Green Light for “Squid Game”

Niamh Cranny ‘23, Staff Reporter

*Spoiler Alert*

“Squid Game” is the newest crowd favorite series on Netflix, becoming the first ever South Korean show to reach number one in America. “Squid Game” is well deserved of its success because it brilliantly comments on social issues without seeming too obvious or blunt. 

While “Squid Game” is engrossing all throughout, I do have some favorite scenes. The red light green light scene in the episode “Red Light, Green Light” displays the game’s intention, and casts a dark tone early on. The creepy doll that sings red light green light adds to the offputting innocent theme of the show. It also gives away the characters true natures. Another one of my favorite scenes is when Sae-byeok and Ji-yeong are on their last round of playing marbles in the episode “Gganbu”. Sae-byeok has warmed up to Ji-yeong and does not want to see her die. I enjoyed how the characters opened up to one another, and it was particularly moving when Ji-yeong sacrificed herself for Sae-byeok. Ji-yeong’s death was one of the most impactful to me, and I think the scene was structured well enough to make her death so significant. Overall though, my favorite episode would be the 7th episode because it is maybe one of the most suspenseful viewings I have ever experienced. It is truly terrifying, and it makes the most impact on the audience.

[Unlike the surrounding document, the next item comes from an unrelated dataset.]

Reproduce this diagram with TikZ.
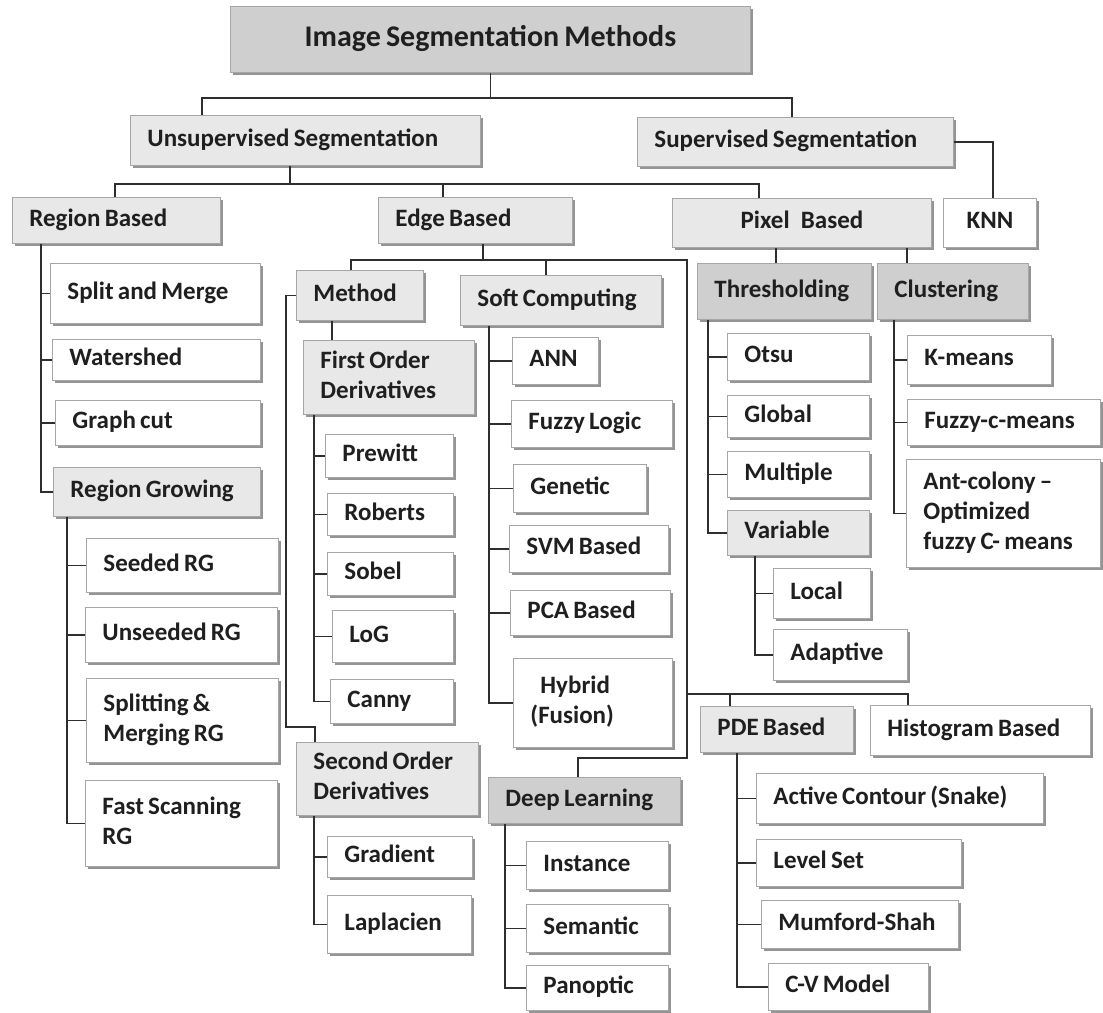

I think “Squid Game” effectively uses bold bright colors as a contrast to the dark activities in the game. The sets in “Squid Game” really play up the distorted childlike theme with these bright colors, and also childhood references. A classic example of this is the set for the honeycomb game in the episode “The Man with the Umbrella”. This setting, while seemingly innocent, was unsettling because of its large scale. It was off putting to see a massive swing set, especially when I knew of the massacre that was about to ensue. One of the best depictions of the contrast between the innocent set and the perilous nature of  “Squid Game” shown in this episode was when one player lost the game and was therefore fatally shot. We watch the player’s frightened face, and then see him slide down the gigantic slide. While he slides, the audience (along with the other players), notices the trail of gory blood following him all the way down the slide. I thought this was terrifying and I could feel the anxiousness of every player through the screen. The sets in “Squid Game” ensure that the audience never feels comfortable or safe, because they have this constant feeling that something is not quite right.

Finally, I think it is crucial that non-Korean speaking audiences should watch “Squid Game” with subtitles instead of dubbing. Not only does it allow you to connect with the characters more to hear their actual voice, but in “Squid Game’s” case, it also is a more accurate script. Key points about the characters, messages of the series, and  plot points are missed in the dubbing. I would recommend watching with subtitles because it gives a more authentic feeling of the show, and helps you better recognize the show’s intention.